* **DO THIS**:
Check each line of the material below for "matplotlib", then copy the ones that contain it.
>> BEGIN DATA PROVIDED
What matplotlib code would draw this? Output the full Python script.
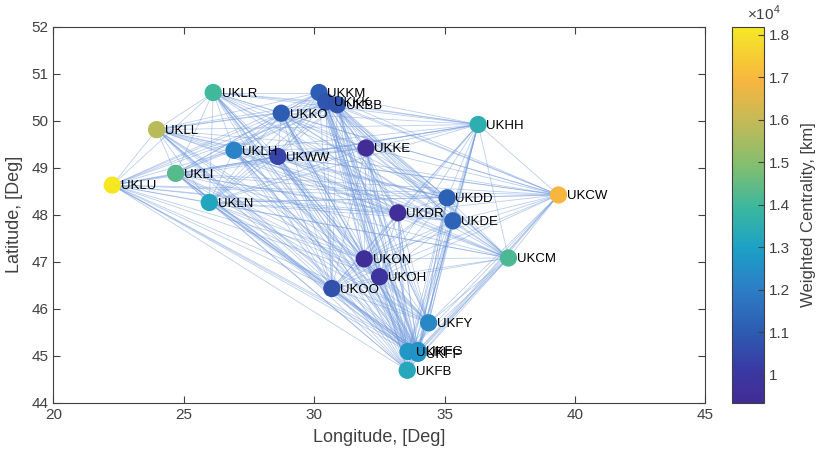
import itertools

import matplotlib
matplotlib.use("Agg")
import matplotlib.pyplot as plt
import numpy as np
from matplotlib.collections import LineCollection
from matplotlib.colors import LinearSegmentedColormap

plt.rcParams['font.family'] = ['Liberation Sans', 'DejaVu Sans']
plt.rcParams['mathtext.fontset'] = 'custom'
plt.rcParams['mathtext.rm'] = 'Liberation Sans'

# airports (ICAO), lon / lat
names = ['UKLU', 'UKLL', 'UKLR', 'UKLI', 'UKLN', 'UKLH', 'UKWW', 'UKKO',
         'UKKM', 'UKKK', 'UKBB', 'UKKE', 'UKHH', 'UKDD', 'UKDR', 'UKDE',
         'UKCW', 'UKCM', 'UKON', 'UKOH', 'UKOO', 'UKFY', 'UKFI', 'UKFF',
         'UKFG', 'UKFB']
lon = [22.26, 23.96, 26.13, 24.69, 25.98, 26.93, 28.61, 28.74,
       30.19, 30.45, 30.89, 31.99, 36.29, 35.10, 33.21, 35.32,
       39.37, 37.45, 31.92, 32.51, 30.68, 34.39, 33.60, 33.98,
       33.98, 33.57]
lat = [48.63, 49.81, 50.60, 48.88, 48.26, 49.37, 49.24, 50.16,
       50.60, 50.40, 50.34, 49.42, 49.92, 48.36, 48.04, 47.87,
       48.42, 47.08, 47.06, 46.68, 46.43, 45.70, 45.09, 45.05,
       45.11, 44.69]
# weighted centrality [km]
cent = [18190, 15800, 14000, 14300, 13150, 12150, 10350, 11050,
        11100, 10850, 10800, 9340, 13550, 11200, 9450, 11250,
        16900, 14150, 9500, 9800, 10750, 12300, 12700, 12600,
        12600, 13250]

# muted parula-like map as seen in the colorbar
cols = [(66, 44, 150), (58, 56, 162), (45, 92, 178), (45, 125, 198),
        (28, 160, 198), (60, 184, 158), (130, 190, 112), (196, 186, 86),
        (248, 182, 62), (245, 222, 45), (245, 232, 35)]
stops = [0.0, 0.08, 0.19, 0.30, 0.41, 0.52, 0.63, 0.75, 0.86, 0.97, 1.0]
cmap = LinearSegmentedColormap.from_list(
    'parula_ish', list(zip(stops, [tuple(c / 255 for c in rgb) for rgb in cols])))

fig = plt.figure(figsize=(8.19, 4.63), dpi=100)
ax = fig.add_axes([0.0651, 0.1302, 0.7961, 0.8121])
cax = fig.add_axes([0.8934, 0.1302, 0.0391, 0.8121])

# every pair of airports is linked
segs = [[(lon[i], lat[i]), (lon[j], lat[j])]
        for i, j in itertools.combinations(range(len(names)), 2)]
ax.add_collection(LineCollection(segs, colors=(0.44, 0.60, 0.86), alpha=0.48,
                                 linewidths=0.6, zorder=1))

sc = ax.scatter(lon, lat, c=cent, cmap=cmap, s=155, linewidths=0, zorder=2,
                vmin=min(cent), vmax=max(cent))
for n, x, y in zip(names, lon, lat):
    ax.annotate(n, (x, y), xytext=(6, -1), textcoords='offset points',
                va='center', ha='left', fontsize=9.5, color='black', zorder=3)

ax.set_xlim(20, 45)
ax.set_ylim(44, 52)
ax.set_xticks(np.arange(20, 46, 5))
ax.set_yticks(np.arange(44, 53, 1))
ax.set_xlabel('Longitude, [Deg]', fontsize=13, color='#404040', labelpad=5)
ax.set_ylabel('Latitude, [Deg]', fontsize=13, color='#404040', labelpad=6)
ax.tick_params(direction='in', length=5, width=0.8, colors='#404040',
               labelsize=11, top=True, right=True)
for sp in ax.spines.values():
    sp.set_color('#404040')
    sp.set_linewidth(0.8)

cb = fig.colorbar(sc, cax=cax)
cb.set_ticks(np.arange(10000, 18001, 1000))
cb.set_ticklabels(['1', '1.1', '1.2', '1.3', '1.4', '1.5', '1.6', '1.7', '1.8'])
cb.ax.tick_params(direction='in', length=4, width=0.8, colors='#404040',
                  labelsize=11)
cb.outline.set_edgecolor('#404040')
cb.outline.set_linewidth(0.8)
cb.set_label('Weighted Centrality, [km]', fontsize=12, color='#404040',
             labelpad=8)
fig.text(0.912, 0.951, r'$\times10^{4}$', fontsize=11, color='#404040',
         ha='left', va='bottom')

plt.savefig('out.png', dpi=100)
>> END DATA PROVIDED
* **SOLUTION**:
What matplotlib code would draw this? Output the full Python script.
import matplotlib
matplotlib.use("Agg")
import matplotlib.pyplot as plt
from matplotlib.collections import LineCollection
from matplotlib.colors import LinearSegmentedColormap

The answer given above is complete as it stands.